__YOUR INSTRUCTIONS__. Please transcribe the listing below in full and word for word, without its pictures.
★ ★ ★ ★ ★
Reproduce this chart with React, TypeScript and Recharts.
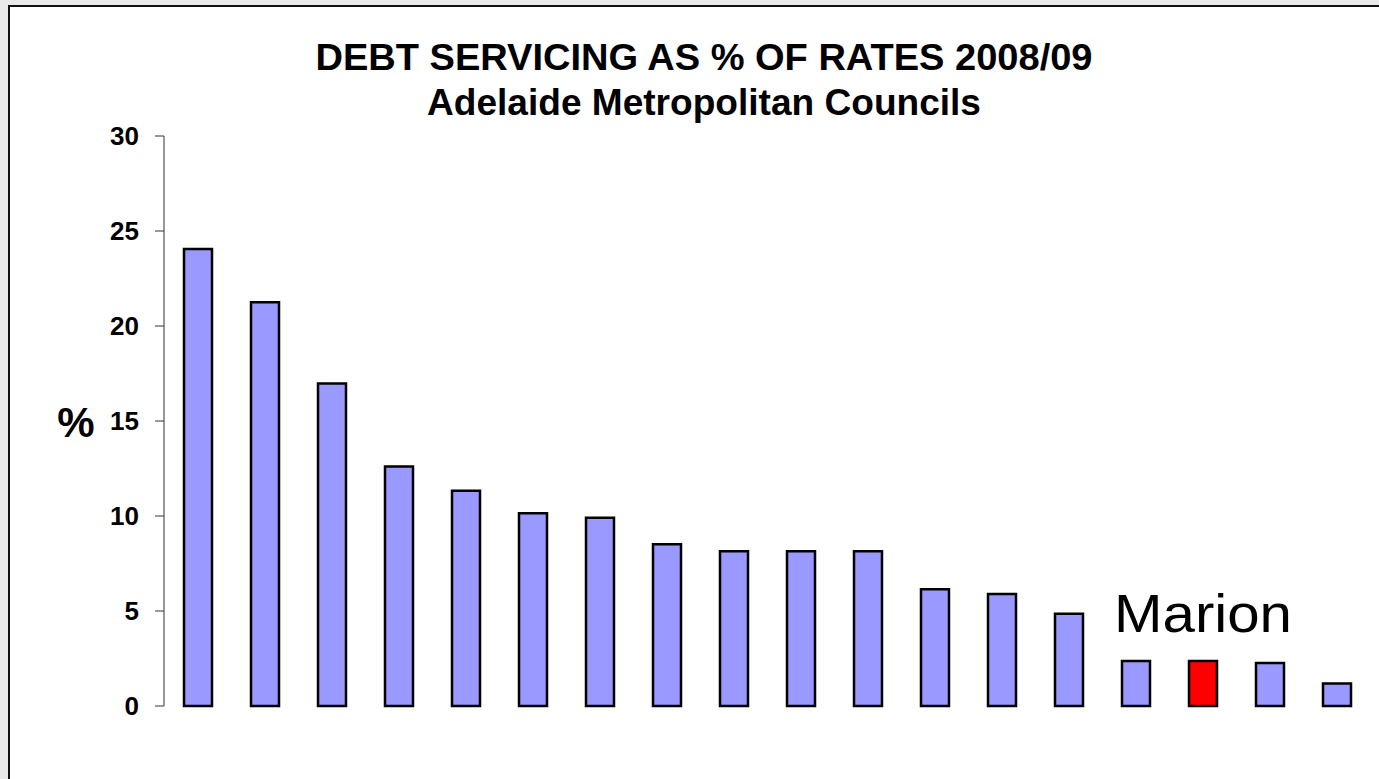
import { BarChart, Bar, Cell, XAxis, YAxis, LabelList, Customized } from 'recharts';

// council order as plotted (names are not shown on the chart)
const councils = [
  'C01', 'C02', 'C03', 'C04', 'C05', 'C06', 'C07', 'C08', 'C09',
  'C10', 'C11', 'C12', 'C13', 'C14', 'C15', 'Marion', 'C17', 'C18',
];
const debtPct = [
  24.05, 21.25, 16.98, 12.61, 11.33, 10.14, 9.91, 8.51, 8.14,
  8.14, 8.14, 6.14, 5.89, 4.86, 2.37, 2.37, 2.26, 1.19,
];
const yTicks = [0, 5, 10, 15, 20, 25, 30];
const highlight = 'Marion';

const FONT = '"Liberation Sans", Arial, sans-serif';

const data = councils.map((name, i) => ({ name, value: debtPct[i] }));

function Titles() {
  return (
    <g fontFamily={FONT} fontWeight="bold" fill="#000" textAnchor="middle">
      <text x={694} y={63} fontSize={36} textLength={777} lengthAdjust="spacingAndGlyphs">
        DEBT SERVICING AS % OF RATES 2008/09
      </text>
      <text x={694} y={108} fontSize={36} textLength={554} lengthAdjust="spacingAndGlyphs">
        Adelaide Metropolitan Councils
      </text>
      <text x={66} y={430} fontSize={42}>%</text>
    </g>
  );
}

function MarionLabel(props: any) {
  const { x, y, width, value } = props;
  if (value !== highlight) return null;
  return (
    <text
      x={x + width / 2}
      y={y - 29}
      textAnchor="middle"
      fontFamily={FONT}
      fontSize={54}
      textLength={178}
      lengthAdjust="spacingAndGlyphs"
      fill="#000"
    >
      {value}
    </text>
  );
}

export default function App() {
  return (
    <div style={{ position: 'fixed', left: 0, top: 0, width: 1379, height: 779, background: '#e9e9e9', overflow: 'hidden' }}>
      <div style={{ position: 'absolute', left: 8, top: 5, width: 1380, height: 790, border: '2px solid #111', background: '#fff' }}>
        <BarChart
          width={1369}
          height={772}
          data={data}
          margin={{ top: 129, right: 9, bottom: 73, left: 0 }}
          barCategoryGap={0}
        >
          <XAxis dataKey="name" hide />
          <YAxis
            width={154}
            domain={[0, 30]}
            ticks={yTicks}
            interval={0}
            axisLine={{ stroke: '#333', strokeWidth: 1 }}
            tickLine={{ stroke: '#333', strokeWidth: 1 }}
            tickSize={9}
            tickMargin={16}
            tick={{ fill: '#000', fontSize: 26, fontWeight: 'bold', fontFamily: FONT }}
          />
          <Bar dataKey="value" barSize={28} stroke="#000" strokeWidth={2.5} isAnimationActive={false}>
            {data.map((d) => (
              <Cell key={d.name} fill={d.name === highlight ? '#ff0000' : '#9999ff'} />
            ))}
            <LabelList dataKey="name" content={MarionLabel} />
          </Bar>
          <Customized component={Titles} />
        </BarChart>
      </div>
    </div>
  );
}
★ ★ ★ ★ ★
__OUTPUT FOR THIS EXERCISE__.
Reproduce this chart with React, TypeScript and Recharts.
import { BarChart, Bar, Cell, XAxis, YAxis, LabelList, Customized } from 'recharts';

// council order as plotted (names are not shown on the chart)
const councils = [
  'C01', 'C02', 'C03', 'C04', 'C05', 'C06', 'C07', 'C08', 'C09',
  'C10', 'C11', 'C12', 'C13', 'C14', 'C15', 'Marion', 'C17', 'C18',
];
const debtPct = [
  24.05, 21.25, 16.98, 12.61, 11.33, 10.14, 9.91, 8.51, 8.14,
  8.14, 8.14, 6.14, 5.89, 4.86, 2.37, 2.37, 2.26, 1.19,
];
const yTicks = [0, 5, 10, 15, 20, 25, 30];
const highlight = 'Marion';

const FONT = '"Liberation Sans", Arial, sans-serif';

const data = councils.map((name, i) => ({ name, value: debtPct[i] }));

function Titles() {
  return (
    <g fontFamily={FONT} fontWeight="bold" fill="#000" textAnchor="middle">
      <text x={694} y={63} fontSize={36} textLength={777} lengthAdjust="spacingAndGlyphs">
        DEBT SERVICING AS % OF RATES 2008/09
      </text>
      <text x={694} y={108} fontSize={36} textLength={554} lengthAdjust="spacingAndGlyphs">
        Adelaide Metropolitan Councils
      </text>
      <text x={66} y={430} fontSize={42}>%</text>
    </g>
  );
}

function MarionLabel(props: any) {
  const { x, y, width, value } = props;
  if (value !== highlight) return null;
  return (
    <text
      x={x + width / 2}
      y={y - 29}
      textAnchor="middle"
      fontFamily={FONT}
      fontSize={54}
      textLength={178}
      lengthAdjust="spacingAndGlyphs"
      fill="#000"
    >
      {value}
    </text>
  );
}

export default function App() {
  return (
    <div style={{ position: 'fixed', left: 0, top: 0, width: 1379, height: 779, background: '#e9e9e9', overflow: 'hidden' }}>
      <div style={{ position: 'absolute', left: 8, top: 5, width: 1380, height: 790, border: '2px solid #111', background: '#fff' }}>
        <BarChart
          width={1369}
          height={772}
          data={data}
          margin={{ top: 129, right: 9, bottom: 73, left: 0 }}
          barCategoryGap={0}
        >
          <XAxis dataKey="name" hide />
          <YAxis
            width={154}
            domain={[0, 30]}
            ticks={yTicks}
            interval={0}
            axisLine={{ stroke: '#333', strokeWidth: 1 }}
            tickLine={{ stroke: '#333', strokeWidth: 1 }}
            tickSize={9}
            tickMargin={16}
            tick={{ fill: '#000', fontSize: 26, fontWeight: 'bold', fontFamily: FONT }}
          />
          <Bar dataKey="value" barSize={28} stroke="#000" strokeWidth={2.5} isAnimationActive={false}>
            {data.map((d) => (
              <Cell key={d.name} fill={d.name === highlight ? '#ff0000' : '#9999ff'} />
            ))}
            <LabelList dataKey="name" content={MarionLabel} />
          </Bar>
          <Customized component={Titles} />
        </BarChart>
      </div>
    </div>
  );
}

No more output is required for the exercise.